Rising sea levels are wiping out beaches all over the world already. Importing fresh sand and building them up again is only a temporary solution. To make matters worse, there's currently a sand shortage, due to demand from fracking, glass and cement making.
Bark beetles are eating old growth forests, because the winters aren't cold enough to kill them off. So more trees like this American Elm will die.
Warmer temperatures mean there will be more water vapor trapped in the atmosphere, leading to more lightning. A University of California-Berkeley study predicts that lightning strikes will increase by about 12 percent for every degree Celsius gained.
Wine grape harvests are being hurt.
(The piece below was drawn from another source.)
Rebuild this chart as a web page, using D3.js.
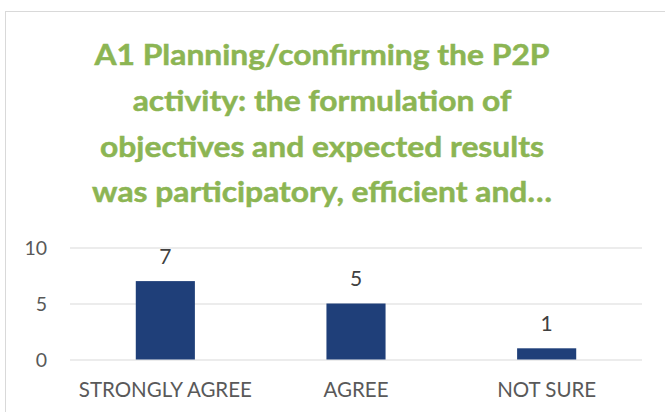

Regions that have historically supplied the world’s best wine will no longer be hospitable climates to grow wine grapes, according to research by the Environmental Defense Fund and others.
Coffee flavor depends upon really narrow conditions of temperature and moisture, and climate change is going to wreak havoc with that. Worse yet, as coffee growing regions become warmer, pests that couldn't survive in the past will ravage the crops. This is already being seen in Costa Rica, India and Ethiopia, which have experienced sharp declines in crop yields.
Scientists say that as ice sheets and glaciers melt, the weight that's removed from the Earth's crust changes the stresses upon volcanoes. That unloading effect can trigger eruptions.